Rock & Folk

Morrissey

- BENOIT SABATIER

“VAUXHALL AND I” PARLOPHONE

Si son humour décape dru, Morrissey n’est pas non plus réputé comme comique troupier. Ses chansons sont moins jouées aux enterremen­ts de vie de jeune fille qu’aux enterremen­ts tout court. Avec le funèbre “Vauxhall And I”, le cliché rejoint la réalité : la Faucheuse rôde autour de l’ex-Smiths. En janvier 1993, son manager, Nigel Thomas, meurt d’une crise cardiaque. Le mois suivant, Tim Broad, réalisateu­r de la plupart de ses clips, trépasse (sida). Et en avril, son ami Mick Ronson, avec qui Morrissey vient d’enregistre­r le magistral “Your Arsenal”, rejoint Terry Burns (cancer) : “Mick était très content qu’on se remette à écrire des chansons ensemble, pressé qu’on retourne en studio. Très positif au sujet de sa santé. Et puis trois jours plus tard, sa femme m’appelle pour m’annoncer sa mort.” Reclus dans sa maison de Camden, le Moz broie du noir.

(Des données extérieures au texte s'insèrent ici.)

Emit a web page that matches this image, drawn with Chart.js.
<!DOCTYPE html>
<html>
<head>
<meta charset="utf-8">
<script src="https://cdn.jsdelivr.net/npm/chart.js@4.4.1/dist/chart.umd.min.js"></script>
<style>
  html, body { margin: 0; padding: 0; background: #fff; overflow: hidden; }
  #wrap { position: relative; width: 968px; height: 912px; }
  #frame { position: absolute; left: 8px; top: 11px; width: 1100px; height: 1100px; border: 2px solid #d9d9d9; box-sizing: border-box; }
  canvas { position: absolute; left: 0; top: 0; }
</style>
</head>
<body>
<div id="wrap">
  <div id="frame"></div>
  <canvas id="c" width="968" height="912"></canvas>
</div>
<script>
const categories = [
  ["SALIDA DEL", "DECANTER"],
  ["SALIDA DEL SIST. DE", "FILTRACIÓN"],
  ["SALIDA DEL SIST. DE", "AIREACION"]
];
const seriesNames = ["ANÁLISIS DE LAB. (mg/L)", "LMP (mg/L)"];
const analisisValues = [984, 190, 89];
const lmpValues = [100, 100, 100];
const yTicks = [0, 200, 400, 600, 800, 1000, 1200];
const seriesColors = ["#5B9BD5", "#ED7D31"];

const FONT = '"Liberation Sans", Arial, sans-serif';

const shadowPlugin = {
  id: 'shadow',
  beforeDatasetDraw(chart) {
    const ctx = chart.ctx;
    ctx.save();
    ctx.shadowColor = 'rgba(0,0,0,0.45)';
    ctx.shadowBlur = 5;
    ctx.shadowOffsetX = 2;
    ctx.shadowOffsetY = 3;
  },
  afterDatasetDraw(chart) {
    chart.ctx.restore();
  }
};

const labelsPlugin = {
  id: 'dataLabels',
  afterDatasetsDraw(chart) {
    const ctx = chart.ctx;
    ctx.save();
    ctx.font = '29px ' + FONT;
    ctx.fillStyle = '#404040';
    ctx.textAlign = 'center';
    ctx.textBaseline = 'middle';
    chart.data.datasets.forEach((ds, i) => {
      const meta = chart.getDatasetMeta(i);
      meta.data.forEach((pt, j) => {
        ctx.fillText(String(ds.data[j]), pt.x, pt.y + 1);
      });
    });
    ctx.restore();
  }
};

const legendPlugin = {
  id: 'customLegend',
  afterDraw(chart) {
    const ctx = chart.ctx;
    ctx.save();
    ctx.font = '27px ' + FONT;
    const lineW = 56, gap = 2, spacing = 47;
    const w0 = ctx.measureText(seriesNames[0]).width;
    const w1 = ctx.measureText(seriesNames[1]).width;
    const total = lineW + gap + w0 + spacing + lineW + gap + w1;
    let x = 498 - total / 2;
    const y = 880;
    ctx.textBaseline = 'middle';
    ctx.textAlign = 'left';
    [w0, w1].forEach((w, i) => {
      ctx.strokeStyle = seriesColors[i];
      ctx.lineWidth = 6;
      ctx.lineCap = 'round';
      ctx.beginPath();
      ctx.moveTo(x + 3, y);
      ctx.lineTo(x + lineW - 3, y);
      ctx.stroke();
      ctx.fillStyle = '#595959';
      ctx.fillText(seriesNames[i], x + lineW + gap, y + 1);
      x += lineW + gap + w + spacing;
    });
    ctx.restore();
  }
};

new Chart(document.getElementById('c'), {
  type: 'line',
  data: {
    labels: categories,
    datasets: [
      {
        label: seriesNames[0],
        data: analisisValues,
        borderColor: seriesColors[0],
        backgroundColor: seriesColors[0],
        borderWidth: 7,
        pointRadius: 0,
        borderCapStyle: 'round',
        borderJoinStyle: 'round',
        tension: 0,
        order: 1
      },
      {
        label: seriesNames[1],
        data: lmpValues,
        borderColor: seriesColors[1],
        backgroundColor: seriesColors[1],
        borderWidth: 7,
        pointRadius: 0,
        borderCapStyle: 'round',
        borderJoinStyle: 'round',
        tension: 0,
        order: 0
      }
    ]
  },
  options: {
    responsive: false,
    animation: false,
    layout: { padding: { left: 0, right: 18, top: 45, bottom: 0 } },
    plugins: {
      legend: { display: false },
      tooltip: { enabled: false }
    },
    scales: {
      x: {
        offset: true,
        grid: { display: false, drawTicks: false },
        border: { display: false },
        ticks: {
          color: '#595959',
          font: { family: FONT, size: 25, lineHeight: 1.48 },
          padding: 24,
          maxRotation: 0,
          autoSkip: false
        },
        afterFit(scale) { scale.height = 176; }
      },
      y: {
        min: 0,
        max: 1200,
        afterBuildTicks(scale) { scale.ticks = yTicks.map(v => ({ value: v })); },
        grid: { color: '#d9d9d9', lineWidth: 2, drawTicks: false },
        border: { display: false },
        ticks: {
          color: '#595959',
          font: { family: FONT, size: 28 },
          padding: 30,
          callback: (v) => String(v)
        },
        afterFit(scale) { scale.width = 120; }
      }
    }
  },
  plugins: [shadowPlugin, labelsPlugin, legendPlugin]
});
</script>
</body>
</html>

Il l’annonce officielle­ment : son prochain album sera son dernier. L’équipe pour ce testament : Boz Boorer et Alan Whyte aux compositio­ns, Steve Lillywhite à la production. Un trio qui fait un peu peine. D’ailleurs, à première écoute, de loin, dans le brouillard, “Vauxhall And I” sonne juste comme un grand disque sans prétention. Mais non. Le Moz (et ses trois clampins) nous ont pondu le successeur de “Something Else By The Kinks”, “Hunky Dory”, “The Stone Roses”, ces albums british qui, chaque décennie, rajoutent une pierre à l’édifice classic-pop. Pour sa sortie, une séance de dédicace est organisée le 15 mars 1994. La direction du HMV attend, comme pour Tina Turner, au max 500 personnes. 3000 fans internatio­naux, qui ont pioncé la nuit devant le magasin, le prennent d’assaut. “Vauxhall And I”, en plein avènement britpop, squatte la première place des charts UK – tout en allant également parader dans le Top 20 US. D’où sort le titre ? Vauxhall est un quartier de Londres connu pour ses clubs gay. Même idée pour le chef-d’oeuvre “Speedway”, surnom d’une route de Santa Monica peuplée de bars pédés — James Dean et Montgomery Clift venaient y faire du cruising. Chanson tétanisant­e. Comme l’onirique “Lifeguard Sleeping, Girl Drowning”, où un type lance : “Elle a mérité tout ce

qui lui arrive”, en regardant sa copine se noyer. “Vauxhall And I” ne sera pas le dernier album du Moz, mais son disque le plus tragique troupier.